One of the biggest myths in fostering is that having your own children still living with you will preclude you from becoming a foster carer. Not only is this not the case, but your own children can make a profound and positive difference to a young person in care. And vice versa.
When you begin a fostering application, many factors are taken into account – and having your own children is one of those factors. No fostering application can progress unless all members of the household are on board with the decision, so your children will be consulted and their thoughts and opinions will form a part of the overall assessment to foster.
When you become an approved foster carer and are ready to open your home to a young person, a matching process will take place.

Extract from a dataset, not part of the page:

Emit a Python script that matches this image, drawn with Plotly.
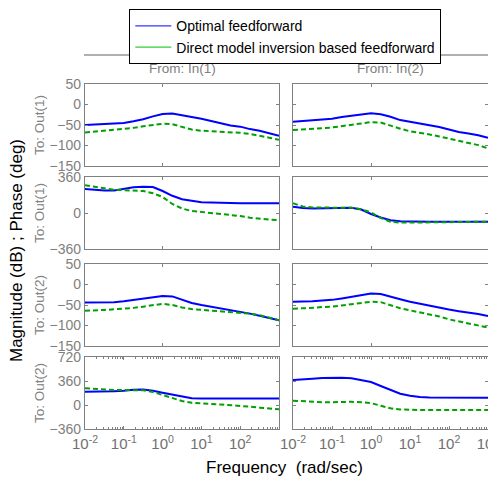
import plotly.graph_objects as go

# ---------------- data ----------------
freq = [0.01, 0.0178, 0.0316, 0.0562, 0.1, 0.178, 0.316, 0.562, 1.0, 1.78, 3.16,
        5.62, 10, 17.8, 31.6, 56.2, 100, 178, 316, 562, 1000]

# Magnitude (dB), In(1) -> Out(1)
mag11_opt = [-50, -49, -47.5, -46, -45, -41, -36, -29, -23, -22, -26, -31, -35, -40, -46, -51, -54, -60, -64, -70, -76]
mag11_dmi = [-68, -66, -63.5, -62, -60, -57, -53, -50, -47, -48, -55, -61, -64, -65, -66, -67.5, -69, -72, -76, -81, -86]
# Magnitude (dB), In(2) -> Out(1)
mag21_opt = [-42, -40, -38.5, -37, -35, -30.5, -27, -23.5, -21.5, -24, -30, -38, -42, -46, -50.5, -55, -61, -67, -71, -75, -81]
mag21_dmi = [-62, -61, -60, -58, -56, -53, -49.5, -46, -43, -44, -52, -59, -65.5, -69, -73, -78, -83, -88, -92.5, -99, -107]
# Phase (deg), In(1) -> Out(1)
ph11_opt = [240, 232, 225, 225, 245, 258, 262, 260, 220, 172, 138, 120, 107, 104, 100, 97, 97, 97, 97, 97, 97]
ph11_dmi = [277, 262, 245, 232, 228, 226, 220, 198, 160, 90, 45, 20, 10, 3, -5, -15, -30, -47, -58, -66, -70]
# Phase (deg), In(2) -> Out(1)
ph21_opt = [63, 50, 46, 46, 47, 50, 52, 35, -10, -45, -72, -83, -86, -87, -87, -87, -87, -87, -87, -87, -87]
ph21_dmi = [97, 65, 55, 52, 52, 53, 52, 38, 5, -50, -88, -96, -96, -94, -92, -91, -90, -89, -89, -88, -88]
# Magnitude (dB), In(1) -> Out(2)
mag12_opt = [-44, -44, -44, -43, -41, -38, -34, -31, -28, -29, -37, -45, -50, -54, -58, -62, -66, -71, -76, -81, -87]
mag12_dmi = [-64, -63.5, -62, -60.5, -59, -57, -54, -50, -47, -50, -56, -60, -62, -64, -65, -66.5, -68.5, -71, -75, -81, -87]
# Magnitude (dB), In(2) -> Out(2)
mag22_opt = [-42, -42, -41, -39, -37.5, -34, -30, -25.5, -22, -23, -30, -36, -42, -47, -51, -56, -61, -65, -68, -72, -77]
mag22_dmi = [-59, -58.5, -57, -55, -54, -51, -48, -45, -42, -43, -51, -58, -63, -68, -73, -78, -85, -90, -95, -99, -105]
# Phase (deg), In(1) -> Out(2)
ph12_opt = [200, 200, 200, 205, 215, 230, 233, 215, 185, 155, 120, 100, 98, 98, 98, 98, 98, 98, 98, 98, 98]
ph12_dmi = [250, 240, 230, 225, 225, 225, 220, 195, 150, 100, 60, 35, 22, 15, 8, 0, -12, -25, -40, -52, -65]
# Phase (deg), In(2) -> Out(2)
ph22_opt = [375, 380, 395, 405, 410, 410, 400, 375, 345, 285, 222, 170, 140, 120, 112, 110, 110, 110, 110, 110, 110]
ph22_dmi = [65, 55, 45, 42, 42, 48, 48, 42, 28, -10, -50, -68, -75, -75, -75, -75, -75, -75, -75, -75, -75]

decade_ticks = [0.01, 0.1, 1, 10, 100, 1000]
decade_labels_left = ["10<sup>-2</sup>", "10<sup>-1</sup>", "10<sup>0</sup>", "10<sup>1</sup>", "10<sup>2</sup>", ""]
decade_labels_right = ["10<sup>-2</sup>", "10<sup>-1</sup>", "10<sup>0</sup>", "10<sup>1</sup>", "10<sup>2</sup>", "10<sup>3</sup>"]
minor_ticks = [m * d for d in [0.01, 0.1, 1, 10, 100] for m in range(2, 10)]
mag_ticks = [-150, -100, -50, 0, 50]
ph1_ticks = [-360, 0, 360]
ph2_ticks = [-360, 0, 360, 720]

series_names = ["Optimal feedforward", "Direct model inversion based feedforward"]

# ---------------- layout helpers ----------------
OFF = 8                      # page body margin in the browser
W, H = 496 - OFF, 480 - OFF  # figure fits the visible window
GRAY = "#808080"
BLUE = "#0000ff"
GREEN = "#00a000"
FONT = "Liberation Sans, Arial"


def px(x):
    return (x - OFF) / W


def py(y):
    return 1 - (y - OFF) / H


col_x = [(85, 279), (293, 488)]
row_y = [(84, 166), (177, 249), (264, 346), (357, 429)]

panels = [
    (mag11_opt, mag11_dmi), (mag21_opt, mag21_dmi),
    (ph11_opt, ph11_dmi), (ph21_opt, ph21_dmi),
    (mag12_opt, mag12_dmi), (mag22_opt, mag22_dmi),
    (ph12_opt, ph12_dmi), (ph22_opt, ph22_dmi),
]
row_ranges = [[-150, 50], [-360, 360], [-150, 50], [-360, 720]]
row_ticks = [mag_ticks, ph1_ticks, mag_ticks, ph2_ticks]

fig = go.Figure()
layout = {}

for i, (opt, dmi) in enumerate(panels):
    r, c = divmod(i, 2)
    n = i + 1
    xa = "x" if n == 1 else f"x{n}"
    ya = "y" if n == 1 else f"y{n}"
    fig.add_trace(go.Scatter(x=freq, y=opt, xaxis=xa, yaxis=ya, mode="lines",
                             line=dict(color=BLUE, width=2), showlegend=False))
    fig.add_trace(go.Scatter(x=freq, y=dmi, xaxis=xa, yaxis=ya, mode="lines",
                             line=dict(color=GREEN, width=2, dash="5px,3px"), showlegend=False))
    x0, x1 = col_x[c]
    y0, y1 = row_y[r]
    xkey = "xaxis" if n == 1 else f"xaxis{n}"
    ykey = "yaxis" if n == 1 else f"yaxis{n}"
    xdict = dict(type="log", range=[-2, 3], domain=[px(x0), px(x1)], anchor=ya, automargin=False,
                 showline=True, linecolor=GRAY, linewidth=1.2, mirror="ticks",
                 ticks="inside", ticklen=3, tickcolor=GRAY, showgrid=False, zeroline=False)
    if r == 3:
        xdict.update(tickmode="array", tickvals=decade_ticks,
                     ticktext=decade_labels_left if c == 0 else decade_labels_right,
                     tickfont=dict(family=FONT, size=15, color="#707070"),
                     ticklabelstandoff=1, ticklabeloverflow="allow",
                     minor=dict(tickmode="array", tickvals=minor_ticks, ticks="inside",
                                ticklen=2, tickcolor=GRAY))
    else:
        xdict.update(tickmode="array", tickvals=[1], showticklabels=False)
    ydict = dict(range=row_ranges[r], domain=[py(y1), py(y0)], anchor=xa, automargin=False,
                 showline=True, linecolor=GRAY, linewidth=1.2, mirror="ticks",
                 ticks="inside", ticklen=3, tickcolor=GRAY, showgrid=False, zeroline=False,
                 tickmode="array", tickvals=row_ticks[r], ticklabeloverflow="allow",
                 tickfont=dict(family=FONT, size=14, color=GRAY),
                 showticklabels=(c == 0))
    layout[xkey] = xdict
    layout[ykey] = ydict

# legend-only entries (thin solid samples as in the original)
fig.add_trace(go.Scatter(x=[None], y=[None], mode="lines", name=series_names[0],
                         line=dict(color=BLUE, width=1)))
fig.add_trace(go.Scatter(x=[None], y=[None], mode="lines", name=series_names[1],
                         line=dict(color="#00c000", width=1)))


def ann(text, x, y, size, color, angle=0):
    return dict(text=text, x=px(x), y=py(y), xref="paper", yref="paper",
                xanchor="center", yanchor="middle", textangle=angle, showarrow=False,
                font=dict(family=FONT, size=size, color=color))


annotations = []
for c, label in enumerate(["From: In(1)", "From: In(2)"]):
    x0, x1 = col_x[c]
    annotations.append(ann(label, (x0 + x1) / 2, 69, 13.5, GRAY))
for r, label in enumerate(["To: Out(1)", "To: Out(1)", "To: Out(2)", "To: Out(2)"]):
    y0, y1 = row_y[r]
    annotations.append(ann(label, 39, (y0 + y1) / 2, 13.5, GRAY, -90))
annotations.append(ann("Magnitude (dB) ; Phase (deg)", 17, 251, 17, "black", -90))
annotations.append(ann("Frequency  (rad/sec)", 284, 467, 17, "black"))

shapes = []
for c in range(2):
    x0, x1 = col_x[c]
    shapes.append(dict(type="line", xref="paper", yref="paper", x0=px(x0 - 1), x1=px(x1 + 1),
                       y0=py(55), y1=py(55), line=dict(color="#606060", width=1)))

fig.update_layout(
    width=W, height=H, margin=dict(l=0, r=0, t=0, b=0, autoexpand=False),
    paper_bgcolor="white", plot_bgcolor="white",
    annotations=annotations, shapes=shapes,
    legend=dict(x=px(129), y=py(9), xanchor="left", yanchor="top",
                bordercolor="black", borderwidth=1.3, bgcolor="white",
                font=dict(family=FONT, size=14, color="black"),
                itemwidth=36, tracegroupgap=0),
    **layout,
)

fig.write_html("out.html")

Again, your own children will be consulted to ensure that the whole household is happy with the potential ‘match’. You can read our full guide to fostering with your own children.
“It has had a huge impact on the person I am today… I wouldn’t be the person I am now if my parents didn’t decide to foster.”
But what if your own children were so integral to a young person’s experiences within the fostering household, that it changed everything for them? Maybe your own children gave them someone to talk to – someone closer to their own age? Conversely, what if your children learnt new social skills or simply learnt to share their possessions?
What started out as a potential block to making that fostering application has turned into a great outcome for all the young people in the household.
Samantha and Stephen have been TACT foster carers since 2013. Their daughter Sophie was just three years old when they began fostering.
Samantha described those early days: “As (Sophie’s) older siblings live far away and are a lot older, she was like an only child and so she really enjoyed having others to play with. When she was young, she did find it hard when children moved on, at least until the next knock on the door. She completely shared her home, parents and her whole world with whoever came into our family.”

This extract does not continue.